When oil hit $145 a barrel last summer, drilling and production costs skyrocketed. Now that the price has dropped below $40 a barrel, production costs have not come down accordingly.

"The challenge for all of us is not to allow this cyclical fall pitch us into a structural loss in capacity," BP CEO Tony Hayward says.

In oil-speak, that means companies should not let the plunge in oil prices put too many important projects on hold.

"Energy demand is increasing, and despite the rapid growth of alternatives and renewables, fossil fuels will continue to play a major role in future energy mix," Hayward says.

Many of the world's major oil companies, such as BP and Exxon Mobil, have said they are going ahead with their capital spending despite the recession. But The Wall Street Journal reported Tuesday that members of the Organization of Petroleum Exporting Countries, the oil cartel that produces much of the world's supply, are postponing 35 oil-drilling projects.

The concern is that the world is projected to need 40 percent more energy in 2030 than it uses now; when the economy recovers and demand surges again, oil prices will spike again if there is not enough capacity.

New Emphasis In Washington

The landscape of the oil business has also changed politically. For eight years, the administration in Washington was friendly to fossil fuels. But the winds of national energy policy are shifting dramatically.

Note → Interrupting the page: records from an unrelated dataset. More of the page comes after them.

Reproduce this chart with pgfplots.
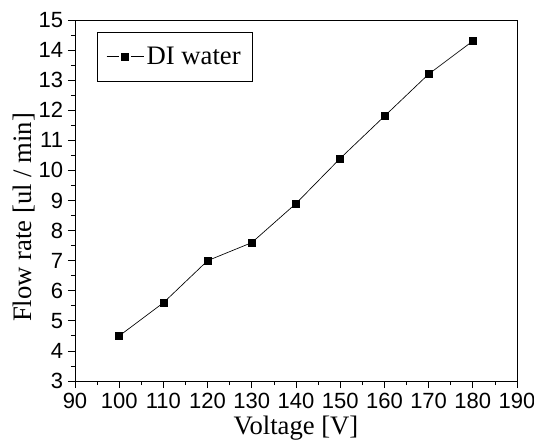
\documentclass[border=0pt]{standalone}
\usepackage{pgfplots}
\pgfplotsset{compat=1.18}
\usepackage{fontspec}
\setmainfont{Liberation Serif}
\newfontfamily\ticksf{Liberation Sans}
\newcommand\tk[1]{{\ticksf\fontsize{16.5}{16.5}\selectfont\pgfmathprintnumber[assume math mode=true]{#1}}}

\begin{document}
\begin{tikzpicture}
\begin{axis}[
    name=ax,
    scale only axis,
    width=331.5pt, height=270.75pt,
    xmin=90, xmax=190, ymin=3, ymax=15,
    xtick={90,100,...,190}, ytick={3,4,...,15},
    minor x tick num=1, minor y tick num=1,
    axis x line*=bottom, axis y line*=left,
    tick align=outside,
    major tick length=5.25pt, minor tick length=3pt,
    tick style={black, line width=0.6pt},
    axis line style={line width=0.6pt},
    xticklabel={\tk{\tick}},
    yticklabel={\tk{\tick}},
    xticklabel style={inner sep=4pt},
    yticklabel style={inner sep=3.5pt},
    xlabel={Voltage [V]}, ylabel={Flow rate [ul / min]},
    xlabel style={font=\fontsize{20}{20}\selectfont, inner sep=0pt,
        at={([yshift=-40.3pt]rel axis cs:0.5,0)}, anchor=base},
    ylabel style={font=\fontsize{20}{20}\selectfont, inner sep=0pt,
        at={([xshift=-38.6pt]rel axis cs:0,0.453)}, anchor=center},
    legend style={at={(rel axis cs:0.05,0.967)}, anchor=north west,
        font=\fontsize{20}{20}\selectfont, draw=black, line width=0.6pt,
        inner xsep=6.5pt, inner ysep=9pt},
    legend image code/.code={
        \draw[#1, mark=none] (0cm,0cm) -- (0.34cm,0cm);
        \draw[#1, mark=none] (0.64cm,0cm) -- (0.98cm,0cm);
        \draw[#1, only marks] plot coordinates {(0.49cm,0cm)};
    },
    legend cell align=left,
    clip=false,
]
\addplot[black, line width=0.5pt, mark=square*, mark size=2.6pt,
    mark options={solid}] coordinates {
    (100,4.5) (110,5.6) (120,7.0) (130,7.6) (140,8.9)
    (150,10.4) (160,11.8) (170,13.2) (180,14.3)};
\addlegendentry{DI water}
\draw[line width=0.6pt] (rel axis cs:0,1) -- (rel axis cs:1,1) -- (rel axis cs:1,0);
\end{axis}
\pgfresetboundingbox
\path[use as bounding box] (ax.south west) ++(-56.25pt,-43.5pt)
    rectangle ([shift={(12.75pt,15pt)}]ax.north east);
\end{tikzpicture}
\end{document}
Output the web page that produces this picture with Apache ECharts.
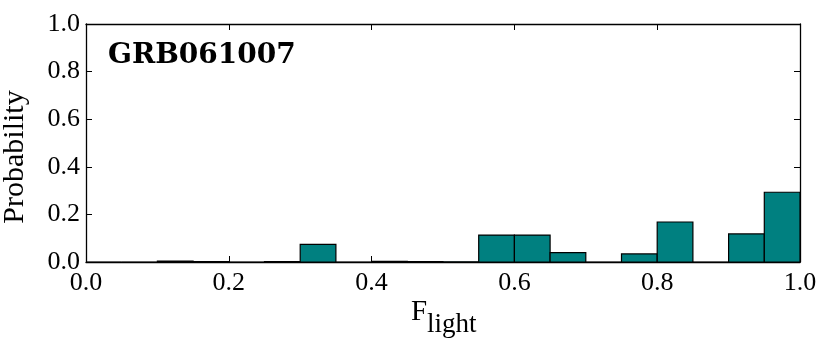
<!DOCTYPE html>
<html>
	<head>
		<meta charset="utf-8">
		<title>GRB061007</title>
		<script src="https://cdn.jsdelivr.net/npm/echarts@6/dist/echarts.min.js"></script>
		<style>
			html, body { margin: 0; padding: 0; background: #fff; }
			#main { width: 830px; height: 350px; }
		</style>
	</head>
	<body>
		<div id="main"></div>
		<script>
			// histogram bins (left edge), width 0.05
			var binLeft = [0.00, 0.05, 0.10, 0.15, 0.20, 0.25, 0.30, 0.35, 0.40, 0.45,
				0.50, 0.55, 0.60, 0.65, 0.70, 0.75, 0.80, 0.85, 0.90, 0.95]
			var binWidth = 0.05
			var probability = [0, 0, 0.004, 0.002, 0, 0.002, 0.074, 0, 0.003, 0.002,
				0.001, 0.113, 0.113, 0.039, 0, 0.034, 0.168, 0, 0.118, 0.293]
			var title = 'GRB061007'

			var serif = '"Liberation Serif", "DejaVu Serif", serif'
			var bins = []
			for (var i = 0; i < binLeft.length; i++) {
				bins.push([binLeft[i], binLeft[i] + binWidth, probability[i]])
			}

			function axis(pos, showLabel, margin) {
				return {
					type: 'value', position: pos, min: 0, max: 1, interval: 0.2,
					splitLine: { show: false },
					axisLine: { show: true, onZero: false, lineStyle: { color: '#000', width: 1.3 } },
					axisTick: { show: true, inside: true, length: 6, lineStyle: { color: '#000', width: 1 } },
					axisLabel: {
						show: showLabel, margin: margin, color: '#000', fontFamily: serif, fontSize: 26,
						formatter: function (v) { return v.toFixed(1) }
					}
				}
			}

			var myChart = echarts.init(document.getElementById('main'))
			var option = {
				animation: false,
				backgroundColor: '#fff',
				grid: { left: 86, right: 30, top: 24, bottom: 88 },
				xAxis: [axis('bottom', true, 8), axis('top', false, 8)],
				yAxis: [axis('left', true, 6), axis('right', false, 6)],
				graphic: [
					{
						type: 'text', left: 108, top: 42,
						style: { text: title, fill: '#000', font: 'bold 28px "DejaVu Serif", serif' }
					},
					{
						type: 'text', x: 0, y: 157, rotation: Math.PI / 2,
						style: {
							text: 'Probability', fill: '#000', font: '30px ' + serif,
							align: 'center', verticalAlign: 'top'
						}
					},
					{
						type: 'text', x: 411, y: 298,
						style: { text: 'F', fill: '#000', font: '29px ' + serif, align: 'left', verticalAlign: 'top' }
					},
					{
						type: 'text', x: 427, y: 311,
						style: { text: 'light', fill: '#000', font: '27px ' + serif, align: 'left', verticalAlign: 'top' }
					}
				],
				series: [{
					type: 'custom',
					xAxisIndex: 0,
					yAxisIndex: 0,
					clip: true,
					data: bins,
					renderItem: function (params, api) {
						var p0 = api.coord([api.value(0), api.value(2)])
						var p1 = api.coord([api.value(1), 0])
						return {
							type: 'rect',
							shape: { x: p0[0], y: p0[1], width: p1[0] - p0[0], height: p1[1] - p0[1] },
							style: { fill: '#008080', stroke: '#000', lineWidth: 1.2 }
						}
					}
				}]
			}
			myChart.setOption(option)
		</script>
	</body>
</html>
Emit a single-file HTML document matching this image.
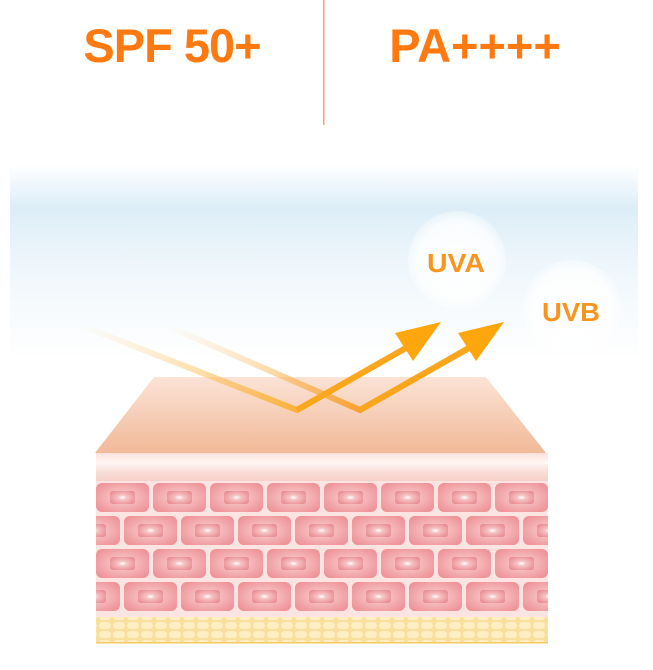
<!DOCTYPE html>
<html><head><style>
html,body{margin:0;padding:0;background:#fff;}
svg{display:block;}
</style></head><body>
<svg width="653" height="670" viewBox="0 0 653 670" xmlns="http://www.w3.org/2000/svg">
<defs>
<linearGradient id="sky" x1="0" y1="0" x2="0" y2="1">
<stop offset="0" stop-color="#fff"/>
<stop offset="0.22" stop-color="#dcedf7"/>
<stop offset="0.5" stop-color="#eef6fb"/>
<stop offset="1" stop-color="#fff"/>
</linearGradient>
<linearGradient id="top" x1="0" y1="0" x2="0" y2="1">
<stop offset="0" stop-color="#fbe3d6"/>
<stop offset="1" stop-color="#f1b998"/>
</linearGradient>
<linearGradient id="band" x1="0" y1="0" x2="0" y2="1">
<stop offset="0" stop-color="#fbe1dc"/>
<stop offset="0.35" stop-color="#fff6f4"/>
<stop offset="0.7" stop-color="#f9dcd6"/>
<stop offset="1" stop-color="#f6d0c8"/>
</linearGradient>
<radialGradient id="cell" cx="0.5" cy="0.5" r="0.6">
<stop offset="0" stop-color="#fbd4d4"/>
<stop offset="1" stop-color="#ee9499"/>
</radialGradient>
<radialGradient id="nuc" cx="0.5" cy="0.5" r="0.6">
<stop offset="0" stop-color="#fff"/>
<stop offset="0.3" stop-color="#f7c3c4"/>
<stop offset="1" stop-color="#e88c92"/>
</radialGradient>
<radialGradient id="bub" cx="0.5" cy="0.5" r="0.5">
<stop offset="0" stop-color="#fff" stop-opacity="0.95"/>
<stop offset="0.8" stop-color="#fff" stop-opacity="0.8"/>
<stop offset="1" stop-color="#fff" stop-opacity="0.3"/>
</radialGradient>
<linearGradient id="ray1" gradientUnits="userSpaceOnUse" x1="80" y1="325" x2="297" y2="410">
<stop offset="0" stop-color="#fcd89a" stop-opacity="0"/>
<stop offset="1" stop-color="#fbb13a"/>
</linearGradient>
<linearGradient id="ray2" gradientUnits="userSpaceOnUse" x1="165" y1="325" x2="360" y2="410">
<stop offset="0" stop-color="#fcd89a" stop-opacity="0"/>
<stop offset="1" stop-color="#f9a030"/>
</linearGradient>
<clipPath id="skin"><rect x="96" y="481" width="452" height="135"/></clipPath>
<pattern id="fat" width="14" height="9" patternUnits="userSpaceOnUse">
<rect width="14" height="9" fill="#f8df9e"/>
<rect x="1" y="1" width="12" height="7" rx="3.5" fill="#fdefc3"/>
</pattern>
</defs>

<text x="172" y="62" text-anchor="middle" font-family="Liberation Sans, sans-serif" font-weight="bold" font-size="47" fill="#fe7a10" letter-spacing="-1">SPF 50+</text>
<text x="475" y="62" text-anchor="middle" font-family="Liberation Sans, sans-serif" font-weight="bold" font-size="47" fill="#fe7a10">PA++++</text>
<rect x="323" y="0" width="1.5" height="125" fill="#f08a4a" opacity="0.8"/>

<rect x="10" y="165" width="628" height="195" fill="url(#sky)"/>

<circle cx="457" cy="260" r="49" fill="url(#bub)"/>
<circle cx="572" cy="309" r="49" fill="url(#bub)"/>
<text x="456" y="272" text-anchor="middle" font-family="Liberation Sans, sans-serif" font-weight="bold" font-size="26" fill="#f7951e" textLength="58" lengthAdjust="spacingAndGlyphs">UVA</text>
<text x="571" y="321" text-anchor="middle" font-family="Liberation Sans, sans-serif" font-weight="bold" font-size="26" fill="#f7951e" textLength="58" lengthAdjust="spacingAndGlyphs">UVB</text>

<polygon points="154,377 486,377 546,453 95,453" fill="url(#top)"/>
<rect x="96" y="453" width="452" height="28" fill="url(#band)"/>
<rect x="96" y="481" width="452" height="136" fill="#fbe4e2"/>
<g clip-path="url(#skin)">
<g id="r1">
<g transform="translate(96,483)"><rect width="53" height="29" rx="6" fill="url(#cell)"/><rect x="14" y="8" width="25" height="13" rx="3" fill="url(#nuc)"/></g>
<g transform="translate(153,483)"><rect width="53" height="29" rx="6" fill="url(#cell)"/><rect x="14" y="8" width="25" height="13" rx="3" fill="url(#nuc)"/></g>
<g transform="translate(210,483)"><rect width="53" height="29" rx="6" fill="url(#cell)"/><rect x="14" y="8" width="25" height="13" rx="3" fill="url(#nuc)"/></g>
<g transform="translate(267,483)"><rect width="53" height="29" rx="6" fill="url(#cell)"/><rect x="14" y="8" width="25" height="13" rx="3" fill="url(#nuc)"/></g>
<g transform="translate(324,483)"><rect width="53" height="29" rx="6" fill="url(#cell)"/><rect x="14" y="8" width="25" height="13" rx="3" fill="url(#nuc)"/></g>
<g transform="translate(381,483)"><rect width="53" height="29" rx="6" fill="url(#cell)"/><rect x="14" y="8" width="25" height="13" rx="3" fill="url(#nuc)"/></g>
<g transform="translate(438,483)"><rect width="53" height="29" rx="6" fill="url(#cell)"/><rect x="14" y="8" width="25" height="13" rx="3" fill="url(#nuc)"/></g>
<g transform="translate(495,483)"><rect width="53" height="29" rx="6" fill="url(#cell)"/><rect x="14" y="8" width="25" height="13" rx="3" fill="url(#nuc)"/></g>
</g>
<use href="#r1" transform="translate(-29,33)"/>
<use href="#r1" transform="translate(28,33)"/>
<use href="#r1" transform="translate(0,66)"/>
<use href="#r1" transform="translate(-29,99)"/>
<use href="#r1" transform="translate(28,99)"/>
</g>
<rect x="96" y="617" width="452" height="26" fill="url(#fat)"/>
<rect x="96" y="642" width="452" height="1.5" fill="#f5c86a"/>

<polyline points="80,325 297,410 420,340" fill="none" stroke="url(#ray1)" stroke-width="6"/>
<polyline points="165,325 360,410 483,340" fill="none" stroke="url(#ray2)" stroke-width="6"/>
<line x1="297" y1="410" x2="420" y2="340" stroke="#fba71a" stroke-width="6" opacity="0.9"/>
<line x1="360" y1="410" x2="483" y2="340" stroke="#fba71a" stroke-width="6" opacity="0.9"/>
<polygon points="441,322 395,333 413,361" fill="#fda60e"/>
<polygon points="504,322 458,333 476,361" fill="#fda60e"/>
</svg>
</body></html>
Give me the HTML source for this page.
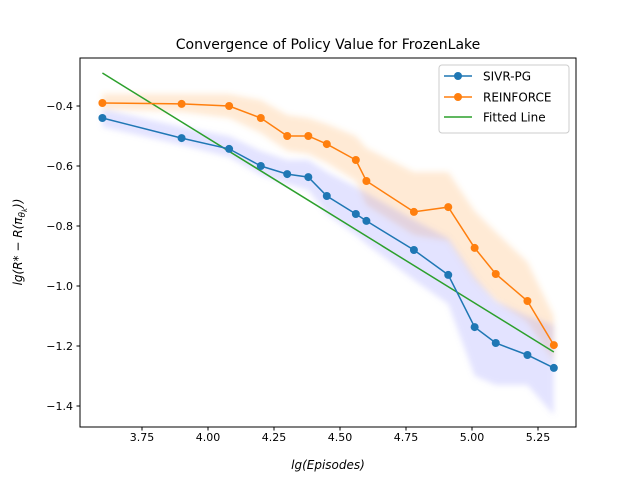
<!DOCTYPE html>
<html><head><meta charset="utf-8">
<style>
html,body{margin:0;padding:0;background:#fff;}
svg text{font-family:"DejaVu Sans","Liberation Sans",sans-serif;}
</style></head>
<body>
<svg id="chart" width="640" height="480" viewBox="0 0 640 480" xmlns="http://www.w3.org/2000/svg">
<defs>
<clipPath id="clip"><rect x="80" y="58" width="496" height="369"/></clipPath>
<filter id="blur" x="-10%" y="-10%" width="120%" height="120%"><feGaussianBlur stdDeviation="3"/></filter>
</defs>
<rect x="0" y="0" width="640" height="480" fill="#fff"/>
<text x="328" y="49" text-anchor="middle" font-size="14">Convergence of Policy Value for FrozenLake</text>
<g id="bands" clip-path="url(#clip)"></g>
<g id="lines" clip-path="url(#clip)"></g>
<rect x="80" y="58" width="496" height="369" fill="none" stroke="#000" stroke-width="1"/>
<g id="xticks"></g><g id="yticks"></g>
<text x="328" y="469" text-anchor="middle" font-size="12" font-style="italic">lg(Episodes)</text>
<text transform="translate(22,242) rotate(-90)" text-anchor="middle" font-size="12" font-style="italic">lg(R* − R(π<tspan font-size="9" dy="3">θ</tspan><tspan font-size="7" dy="2">k</tspan><tspan dy="-5">))</tspan></text>
<g>
<rect x="439" y="65" width="130" height="68" rx="3" fill="#fff" fill-opacity="0.8" stroke="#ccc"/>
<g><line x1="444" y1="76" x2="472" y2="76" stroke="#1f77b4" stroke-width="1.5"/><circle cx="458" cy="76" r="4" fill="#1f77b4"/><text x="483" y="80.5" font-size="12">SIVR-PG</text></g>
<g><line x1="444" y1="97" x2="472" y2="97" stroke="#ff7f0e" stroke-width="1.5"/><circle cx="458" cy="97" r="4" fill="#ff7f0e"/><text x="483" y="101.5" font-size="12">REINFORCE</text></g>
<g><line x1="444" y1="117" x2="472" y2="117" stroke="#2ca02c" stroke-width="1.5"/><text x="483" y="121.5" font-size="12">Fitted Line</text></g>
</g>
</svg>
<script>
const xValues=[3.60,3.90,4.08,4.20,4.30,4.38,4.45,4.56,4.60,4.78,4.91,5.01,5.09,5.21,5.31];
const sivrValues=[-0.44,-0.507,-0.543,-0.60,-0.627,-0.637,-0.70,-0.76,-0.783,-0.88,-0.963,-1.137,-1.19,-1.23,-1.273];
const sivrHigh=[-0.41,-0.47,-0.50,-0.55,-0.58,-0.58,-0.62,-0.67,-0.69,-0.78,-0.84,-0.97,-1.05,-1.10,-1.13];
const sivrLow=[-0.47,-0.53,-0.57,-0.63,-0.66,-0.68,-0.76,-0.83,-0.86,-0.98,-1.06,-1.30,-1.33,-1.33,-1.43];
const reinforceValues=[-0.39,-0.393,-0.40,-0.44,-0.50,-0.50,-0.527,-0.58,-0.65,-0.753,-0.737,-0.873,-0.96,-1.05,-1.197];
const reinforceHigh=[-0.36,-0.36,-0.36,-0.38,-0.43,-0.44,-0.46,-0.50,-0.54,-0.62,-0.62,-0.75,-0.82,-0.92,-1.10];
const reinforceLow=[-0.41,-0.42,-0.44,-0.49,-0.55,-0.56,-0.59,-0.65,-0.73,-0.83,-0.85,-0.98,-1.05,-1.12,-1.25];
const fitX=[3.60,5.31];
const fitY=[-0.29,-1.22];
const xTicks=[3.75,4.00,4.25,4.50,4.75,5.00,5.25];
const xTickLabels=["3.75","4.00","4.25","4.50","4.75","5.00","5.25"];
const yTicks=[-0.4,-0.6,-0.8,-1.0,-1.2,-1.4];
const yTickLabels=["−0.4","−0.6","−0.8","−1.0","−1.2","−1.4"];

const NS="http://www.w3.org/2000/svg";
function sx(v){return 142+(v-3.75)*264;}
function sy(v){return 106-(v+0.4)*300;}
function mk(tag,attrs,parent){const e=document.createElementNS(NS,tag);for(const k in attrs)e.setAttribute(k,attrs[k]);parent.appendChild(e);return e;}
const bands=document.getElementById('bands'),lines=document.getElementById('lines');
function band(hi,lo,color,name){
  let d='M'+xValues.map((x,i)=>sx(x)+','+sy(hi[i])).join('L');
  d+='L'+xValues.map((x,i)=>[x,i]).reverse().map(([x,i])=>sx(x)+','+sy(lo[i])).join('L')+'Z';
  const p=mk('path',{d:d,fill:color,'fill-opacity':0.22,filter:'url(#blur)'},bands);
  
  
}
band(reinforceHigh,reinforceLow,'#ffa040','reinforce-band');
band(sivrHigh,sivrLow,'#8080ff','sivr-band');
function series(vals,color,name){
  const pl=mk('polyline',{points:xValues.map((x,i)=>sx(x)+','+sy(vals[i])).join(' '),fill:'none',stroke:color,'stroke-width':1.5},lines);
  
  
  xValues.forEach((x,i)=>{
    const c=mk('circle',{cx:sx(x),cy:sy(vals[i]),r:4,fill:color},lines);
    
    
  });
}
const fl=mk('line',{x1:sx(fitX[0]),y1:sy(fitY[0]),x2:sx(fitX[1]),y2:sy(fitY[1]),stroke:'#2ca02c','stroke-width':1.5},lines);


series(reinforceValues,'#ff7f0e','reinforce');
series(sivrValues,'#1f77b4','sivr');
const xt=document.getElementById('xticks'),yt=document.getElementById('yticks');
xTicks.forEach((v,i)=>{
  mk('line',{x1:sx(v),y1:427,x2:sx(v),y2:430.5,stroke:'#000'},xt);
  const t=mk('text',{x:sx(v),y:441,'text-anchor':'middle','font-size':11},xt);
  t.textContent=xTickLabels[i];
  
  
});
yTicks.forEach((v,i)=>{
  mk('line',{x1:76.5,y1:sy(v),x2:80,y2:sy(v),stroke:'#000'},yt);
  const t=mk('text',{x:73,y:sy(v)+4,'text-anchor':'end','font-size':11},yt);
  t.textContent=yTickLabels[i];
  
  
});
</script>
</body></html>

Last week, the Obama administration cancelled oil-drilling leases on 130,000 acres of protected areas in Utah. And on Tuesday, it put off plans to open new coastal areas to offshore drilling.

Nariman Behravesh, chief economist at IHS Global Insight, says people in the oil business feel a little bit out in the cold.

"The emphasis is so much on what the administration is saying on the nonconventional renewables — solar, wind power and so on," Behravesh says.

He says there is a sense in today's oil industry that the gravy train has ended.